Croatian Nobles Square (Trg hrvatskih velikana) is one of the central squares in Zagreb. It was designed in 1923 urban plan as entry to the then new eastern part of the town. Draškovićeva street is on the western side of the square, Martićeva street begins on the north side, while a road and tram line go through the middle of the square to the Rački street and Square of the Victims of Fascism.

==About==
Area of present-day square wasn't urbanized until the end of the First World War and was used as a fairground.

The square is formed by two symmetrically placed monumental palaces that were constructed in 1927; first is the Palace of the Exchange (work of architect Viktor Kovačić), today used by the Croatian National Bank, and the second Palace (work of the architect Aladar Baranyai), today used by the State Office for Croats Abroad.

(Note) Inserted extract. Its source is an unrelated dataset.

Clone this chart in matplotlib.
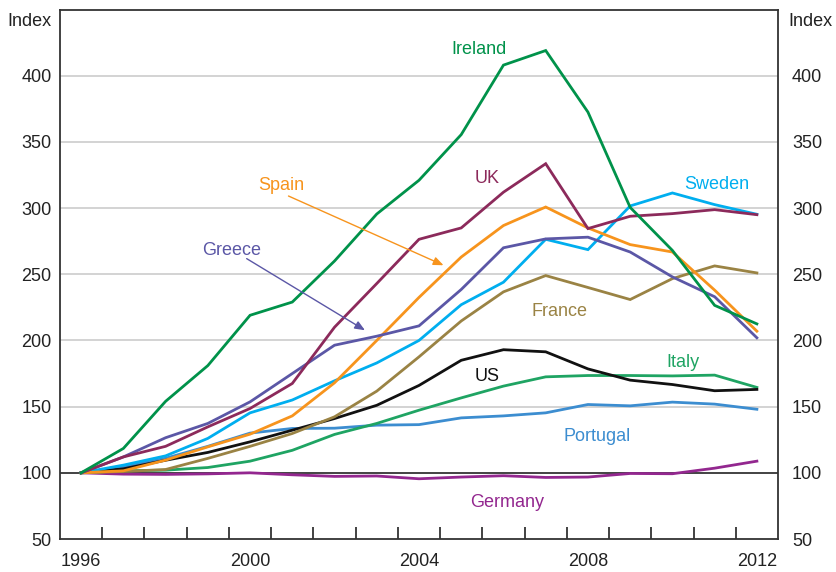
import matplotlib
matplotlib.use("Agg")
import matplotlib.pyplot as plt
import numpy as np

plt.rcParams['font.family'] = ['Liberation Sans', 'DejaVu Sans']

years = list(range(1996, 2013))

ireland  = [100, 118.4, 154, 181, 219, 229, 260, 295.5, 321, 355.5, 408, 419, 372.5, 300.5, 268, 226.5, 212.5]
uk       = [100, 112, 120, 134.7, 148.6, 167.5, 210, 243, 276.4, 285, 312, 333.5, 284.5, 293.8, 295.8, 298.8, 295]
greece   = [100, 112, 126.5, 137.3, 153.6, 175, 196.4, 203.2, 211, 238.5, 270, 276.7, 278, 266.8, 248, 233, 202]
spain    = [100, 101.5, 109.6, 119.6, 129.2, 143, 168, 200, 232.5, 263, 286.8, 300.8, 285, 272.4, 266.8, 238, 207]
sweden   = [100, 105.8, 112.8, 126, 145.3, 155, 169.5, 183, 200, 227, 244, 276.4, 268.6, 301.6, 311.4, 302.6, 295.3]
france   = [100, 101, 102.5, 110.9, 120, 129.7, 142.3, 161.7, 187.6, 214.7, 236.7, 249, 240, 230.9, 246.7, 256.3, 251]
us       = [100, 103, 109.5, 115.4, 123.4, 132.2, 141, 151, 166, 185, 193, 191.4, 178.5, 170, 166.7, 162, 163]
italy    = [100, 101.5, 102, 104, 108.8, 117, 129, 137.3, 147.3, 156.6, 165.5, 172.5, 173.5, 173.5, 173.2, 173.8, 164.5]
portugal = [100, 104.5, 111, 120, 130, 133.5, 133.7, 136, 136.4, 141.5, 143, 145.3, 151.6, 150.6, 153.4, 151.9, 148]
germany  = [100, 99, 98.8, 99.2, 100, 98.5, 97.3, 97.6, 95.5, 96.8, 97.8, 96.5, 96.8, 99.5, 99.3, 103.5, 108.8]

series = [
    ("Germany", germany, "#93278F"),
    ("Portugal", portugal, "#3C8DD0"),
    ("Italy", italy, "#1FA463"),
    ("US", us, "#111111"),
    ("France", france, "#9A8344"),
    ("Sweden", sweden, "#00AEEF"),
    ("Spain", spain, "#F7941D"),
    ("Greece", greece, "#5B57A6"),
    ("UK", uk, "#8C2A5B"),
    ("Ireland", ireland, "#00924A"),
]

y_ticks = [50, 100, 150, 200, 250, 300, 350, 400]
x_labels = [1996, 2000, 2004, 2008, 2012]

fig = plt.figure(figsize=(8.36, 5.72), dpi=100)
ax = fig.add_axes([60/836, 33/572, 718/836, 529.5/572])

ax.set_xlim(1995.5, 2012.5)
ax.set_ylim(50, 450)

for yv in [150, 200, 250, 300, 350, 400]:
    ax.axhline(yv, color="#c8c8c8", lw=1.1, zorder=0)
ax.axhline(100, color="#222222", lw=1.2, zorder=1)

for name, vals, col in series:
    ax.plot(years, vals, color=col, lw=2.0, zorder=3, solid_joinstyle='miter')

# labels
labels = [
    ("Ireland", 2005.42, 416.6, "#00924A"),
    ("UK", 2005.61, 319.2, "#8C2A5B"),
    ("Sweden", 2011.06, 314.2, "#00AEEF"),
    ("Spain", 2000.73, 313.9, "#F7941D"),
    ("Greece", 1999.57, 264.9, "#5B57A6"),
    ("France", 2007.33, 218.5, "#9A8344"),
    ("Italy", 2010.24, 180.0, "#1FA463"),
    ("US", 2005.62, 169.4, "#111111"),
    ("Portugal", 2008.21, 123.9, "#3C8DD0"),
    ("Germany", 2006.08, 74.3, "#93278F"),
]
for txt, x, y, col in labels:
    ax.text(x, y, txt, color=col, fontsize=13, ha="center", va="baseline", zorder=5)

ax.annotate("", xy=(2004.58, 256.8), xytext=(2000.91, 309.1),
            arrowprops=dict(arrowstyle="-|>,head_length=0.6,head_width=0.25",
                            color="#F7941D", lw=1.0, shrinkA=0, shrinkB=0))
ax.annotate("", xy=(2002.72, 207.7), xytext=(1999.92, 261.8),
            arrowprops=dict(arrowstyle="-|>,head_length=0.6,head_width=0.25",
                            color="#5B57A6", lw=1.0, shrinkA=0, shrinkB=0))

# axes styling
for sp in ax.spines.values():
    sp.set_color("#333333")
    sp.set_linewidth(1.3)

ax.set_yticks(y_ticks)
ax.set_yticklabels([str(v) for v in y_ticks])
ax.tick_params(axis="y", length=0, pad=6, labelsize=13, colors="#222222")

ax.set_xticks(x_labels)
ax.set_xticklabels([str(v) for v in x_labels])
ax.tick_params(axis="x", which="major", length=0, pad=10, labelsize=13, colors="#222222")
ax.set_xticks([y + 0.5 for y in years[:-1]], minor=True)
ax.tick_params(axis="x", which="minor", direction="in", length=9, width=1.3, color="#333333")

ax2 = ax.twinx()
ax2.set_ylim(50, 450)
ax2.set_yticks(y_ticks)
ax2.set_yticklabels([str(v) for v in y_ticks])
ax2.tick_params(axis="y", length=0, pad=10, labelsize=13, colors="#222222")
for sp in ax2.spines.values():
    sp.set_visible(False)

fig.text(51.7/836, 1 - 26/572, "Index", ha="right", va="baseline", fontsize=13, color="#222222")
fig.text(788/836, 1 - 26/572, "Index", ha="left", va="baseline", fontsize=13, color="#222222")

fig.savefig("out.png", dpi=100)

The western side of the square consists of a four-store terraced houses that go along the Draškovićeva street. At the corner of the Jurišićeva street is 1929 residential-office-commercial building (work by modernist architect Bela Auer), and next to it is a 1931 building (work by architect Paul Deutsch). On the north side of the square on the corner of Draškovićeva street is a 1928 commercial and residential building Janeković (work by architect Hugo Ehrlich). Next to it is a series of buildings that continue to Martićeva street.

In 1995, square was decorated with two large triangular fountains in front of the building of the Croatian National Bank and the State Office for Croats Abroad (work of architect Mihajlo Kranjc).

==Former names==

Being one of the most prominent squares in Zagreb its name was often changed in accordance to political circumstances of the time:
- 1928-1940 Trg burze (Exchange Square)
- 1941-1945 Trg münchenskih žrtava (Square of Munich victims)
- 1946-1989 Trg Jože Vlahovića (Joža Vlahović Square)
- 1990-2000 Trg burze (Exchange Square)
- 2001-present Trg hrvatskih velikana (Croatian Nobles Square)

==Literature==
- Atlas of Zagreb (M-Ž). "LZMK", Zagreb 2006, p. 430.-431.